The episode, written by Dan Erickson and Mark Friedman and directed by Jessica Lee Gagné, feels almost made with Reddit in mind, filled with images and Easter Eggs that demand intensive screenshot analysis. Are the doppelgangers of MDR who work in the export floor’s control room, for instance, meant to be the same group who were shadowing our heroes in the woods on the ORTBO? (In the closing credits, one of them is listed as “Mark Watcher.”) But it also recognizes that we need to care about Gemma, and about Mark and Gemma’s relationship, beyond our understanding that she is the wife of our hero and he was so broken by her apparent death that he agreed to undergo severance. And in that respect, “Chikhai Bardo” tells an even more complete story than the material involving Cold Harbor. Nothing that we see happen between the two feels shocking or hugely inventive.

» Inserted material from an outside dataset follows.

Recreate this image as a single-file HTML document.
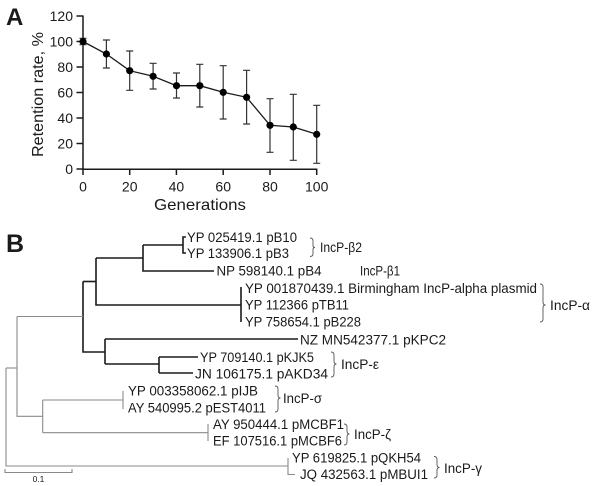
<!DOCTYPE html>
<html><head><meta charset="utf-8"><style>
html,body{margin:0;padding:0;background:#fff;}
svg{display:block;}
text{font-family:"Liberation Sans",sans-serif;fill:#1a1a1a;}
</style></head><body>
<svg width="600" height="486" viewBox="0 0 600 486" xmlns="http://www.w3.org/2000/svg">
<!-- Panel A -->
<text x="6" y="25" font-size="24" font-weight="bold">A</text>
<g stroke="#1a1a1a" stroke-width="1.5" fill="none">
  <line x1="83" y1="15.5" x2="83" y2="169.5"/>
  <line x1="82.3" y1="169.3" x2="317.4" y2="169.3"/>
  <line x1="76.5" y1="16" x2="83" y2="16"/>
  <line x1="76.5" y1="41.5" x2="83" y2="41.5"/>
  <line x1="76.5" y1="67" x2="83" y2="67"/>
  <line x1="76.5" y1="92.5" x2="83" y2="92.5"/>
  <line x1="76.5" y1="118" x2="83" y2="118"/>
  <line x1="76.5" y1="143.5" x2="83" y2="143.5"/>
  <line x1="76.5" y1="169" x2="83" y2="169"/>
  <line x1="83" y1="169" x2="83" y2="175"/>
  <line x1="129.7" y1="169" x2="129.7" y2="175"/>
  <line x1="176.4" y1="169" x2="176.4" y2="175"/>
  <line x1="223.2" y1="169" x2="223.2" y2="175"/>
  <line x1="270" y1="169" x2="270" y2="175"/>
  <line x1="316.7" y1="169" x2="316.7" y2="175"/>
</g>
<g font-size="14" text-anchor="end">
  <text x="73" y="21">120</text>
  <text x="73" y="46.5">100</text>
  <text x="73" y="72">80</text>
  <text x="73" y="97.5">60</text>
  <text x="73" y="123">40</text>
  <text x="73" y="148.5">20</text>
  <text x="73" y="174">0</text>
</g>
<g font-size="14" text-anchor="middle">
  <text x="83" y="191.5">0</text>
  <text x="129.7" y="191.5">20</text>
  <text x="176.4" y="191.5">40</text>
  <text x="223.2" y="191.5">60</text>
  <text x="270" y="191.5">80</text>
  <text x="316.7" y="191.5">100</text>
</g>
<text x="200" y="210" font-size="16" text-anchor="middle" textLength="92" lengthAdjust="spacingAndGlyphs">Generations</text>
<text transform="translate(43,94.5) rotate(-90)" font-size="16" text-anchor="middle" textLength="125" lengthAdjust="spacingAndGlyphs">Retention rate, %</text>
<!-- error bars -->
<g stroke="#333" stroke-width="1.2" fill="none">
  <path d="M83 38.3V44.7M79.5 38.3H86.5M79.5 44.7H86.5"/>
  <path d="M106.4 40V68M102.9 40H109.9M102.9 68H109.9"/>
  <path d="M129.7 51V90.3M126.2 51H133.2M126.2 90.3H133.2"/>
  <path d="M153.1 63.3V89M149.6 63.3H156.6M149.6 89H156.6"/>
  <path d="M176.5 73V98M173 73H180M173 98H180"/>
  <path d="M199.8 64.3V107M196.3 64.3H203.3M196.3 107H203.3"/>
  <path d="M223.2 65.7V119M219.7 65.7H226.7M219.7 119H226.7"/>
  <path d="M246.6 70.3V124M243.1 70.3H250.1M243.1 124H250.1"/>
  <path d="M270 98.7V152.3M266.5 98.7H273.5M266.5 152.3H273.5"/>
  <path d="M293.3 94.3V160.3M289.8 94.3H296.8M289.8 160.3H296.8"/>
  <path d="M316.7 105.3V163.3M313.2 105.3H320.2M313.2 163.3H320.2"/>
</g>
<polyline fill="none" stroke="#1a1a1a" stroke-width="1.3" points="83,41.5 106.4,54 129.7,70.7 153.1,76.3 176.5,85.7 199.8,85.7 223.2,92.3 246.6,97.3 270,125.3 293.3,127 316.7,134.3"/>
<g fill="#000">
  <circle cx="83" cy="41.5" r="3.6"/>
  <circle cx="106.4" cy="54" r="3.6"/>
  <circle cx="129.7" cy="70.7" r="3.6"/>
  <circle cx="153.1" cy="76.3" r="3.6"/>
  <circle cx="176.5" cy="85.7" r="3.6"/>
  <circle cx="199.8" cy="85.7" r="3.6"/>
  <circle cx="223.2" cy="92.3" r="3.6"/>
  <circle cx="246.6" cy="97.3" r="3.6"/>
  <circle cx="270" cy="125.3" r="3.6"/>
  <circle cx="293.3" cy="127" r="3.6"/>
  <circle cx="316.7" cy="134.3" r="3.6"/>
</g>

<!-- Panel B -->
<text x="6" y="252" font-size="25" font-weight="bold">B</text>
<!-- black subtree -->
<g stroke="#1a1a1a" stroke-width="1.6" fill="none">
  <path d="M186 237H183V253H186"/>
  <path d="M143 245H183"/>
  <path d="M143 245V271H214"/>
  <path d="M96 258H143"/>
  <path d="M96 258V305H241"/>
  <path d="M241 287V322"/>
  <path d="M83 281.5H96"/>
  <path d="M83 281.5V352H105"/>
  <path d="M105 339V364"/>
  <path d="M105 339H298"/>
  <path d="M105 364H159"/>
  <path d="M159 357V373"/>
  <path d="M159 357H198"/>
  <path d="M159 373H193"/>
</g>
<!-- gray tree -->
<g stroke="#8a8a8a" stroke-width="1.1" fill="none">
  <path d="M17 316.5H83"/>
  <path d="M17 316.5V416.3H42.7"/>
  <path d="M42.7 400V432.7"/>
  <path d="M42.7 400H123"/>
  <path d="M42.7 432.7H208"/>
  <path d="M123 391V409"/>
  <path d="M208 424V441"/>
  <path d="M6 368H17"/>
  <path d="M6 368V466H288"/>
  <path d="M288 458V474.5H295"/>
  <path d="M5 469V472.5H72V469"/>
</g>
<text x="38.5" y="482" font-size="8.5" text-anchor="middle">0.1</text>
<!-- brackets -->
<g stroke="#555" stroke-width="0.9" fill="none">
  <path d="M310 238Q313 238 313 241V245.5Q313 247.5 315 247.5Q313 247.5 313 249.5V253.5Q313 256.5 310 256.5"/>
  <path d="M540 284Q543 284 543 287V302Q543 305 545.5 305Q543 305 543 308V319Q543 322 540 322"/>
  <path d="M331 352Q334 352 334 355V361Q334 364 336.5 364Q334 364 334 367V374Q334 377 331 377"/>
  <path d="M275 386Q278 386 278 389V395Q278 398 280.5 398Q278 398 278 401V409Q278 412 275 412"/>
  <path d="M344 424Q347 424 347 427V431Q347 434 349.5 434Q347 434 347 437V442Q347 445 344 445"/>
  <path d="M434 456.5Q437 456.5 437 459.5V464.5Q437 467.5 439.5 467.5Q437 467.5 437 470.5V475Q437 478 434 478"/>
</g>
<!-- leaf labels -->
<g font-size="13.5">
  <text x="187" y="242" textLength="110" lengthAdjust="spacingAndGlyphs">YP 025419.1 pB10</text>
  <text x="187" y="258" textLength="102" lengthAdjust="spacingAndGlyphs">YP 133906.1 pB3</text>
  <text x="216.5" y="275.5" textLength="105" lengthAdjust="spacingAndGlyphs">NP 598140.1 pB4</text>
  <text x="245" y="293" textLength="292" lengthAdjust="spacingAndGlyphs">YP 001870439.1 Birmingham IncP-alpha plasmid</text>
  <text x="245" y="309.5" textLength="104" lengthAdjust="spacingAndGlyphs">YP 112366 pTB11</text>
  <text x="245" y="326.5" textLength="116" lengthAdjust="spacingAndGlyphs">YP 758654.1 pB228</text>
  <text x="300" y="344.5" textLength="146" lengthAdjust="spacingAndGlyphs">NZ MN542377.1 pKPC2</text>
  <text x="200" y="362" textLength="114" lengthAdjust="spacingAndGlyphs">YP 709140.1 pKJK5</text>
  <text x="195" y="378.5" textLength="133" lengthAdjust="spacingAndGlyphs">JN 106175.1 pAKD34</text>
  <text x="128" y="395.5" textLength="130" lengthAdjust="spacingAndGlyphs">YP 003358062.1 pIJB</text>
  <text x="128" y="412.5" textLength="138" lengthAdjust="spacingAndGlyphs">AY 540995.2 pEST4011</text>
  <text x="213" y="429" textLength="131" lengthAdjust="spacingAndGlyphs">AY 950444.1 pMCBF1</text>
  <text x="213" y="445.5" textLength="129" lengthAdjust="spacingAndGlyphs">EF 107516.1 pMCBF6</text>
  <text x="292" y="462.5" textLength="129" lengthAdjust="spacingAndGlyphs">YP 619825.1 pQKH54</text>
  <text x="300" y="479" textLength="128" lengthAdjust="spacingAndGlyphs">JQ 432563.1 pMBUI1</text>
</g>
<!-- group labels -->
<g font-size="13.5">
  <text x="320" y="252" textLength="42" lengthAdjust="spacingAndGlyphs">IncP-β2</text>
  <text x="360" y="275.5" textLength="40" lengthAdjust="spacingAndGlyphs">IncP-β1</text>
  <text x="550" y="310" textLength="40" lengthAdjust="spacingAndGlyphs">IncP-α</text>
  <text x="341" y="369" textLength="38" lengthAdjust="spacingAndGlyphs">IncP-ε</text>
  <text x="283" y="403" textLength="39" lengthAdjust="spacingAndGlyphs">IncP-σ</text>
  <text x="354" y="439" textLength="37" lengthAdjust="spacingAndGlyphs">IncP-ζ</text>
  <text x="444" y="473" textLength="38" lengthAdjust="spacingAndGlyphs">IncP-γ</text>
</g>
</svg>
</body></html>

But Adam Scott and Lachman have good chemistry together. Gemma feels like an actual person, rather than a Reghabi-style MacGuffin. And seeing Scott both looking and acting more like his usual onscreen persona (including a shorter haircut) helps underscore just how damaged Outie Mark was by losing Gemma. A guy being devastated by the death of his wife is a familiar enough idea that it doesn’t need much embellishment; it just needs to feel real, and to provide an emotional anchor for that side of things. So far, our love hexagon, or whatever shape it is, has focused almost entirely on various combinations of Mark and Helly/Helena. But much of what both Marks are doing this season is on behalf of Gemma. At a certain point, Gemma had to become more than an abstraction, and that very much happens here.
To paraphrase Mr. Drummond, was “Chikhai Bardo” one of the great moments in the history of Severance? Not really, but only because episodes like “Woe’s Hollow” and the Season One finale set a very high bar. But it had a big, complicated job to tackle, and it did it in fascinating, unconventional fashion.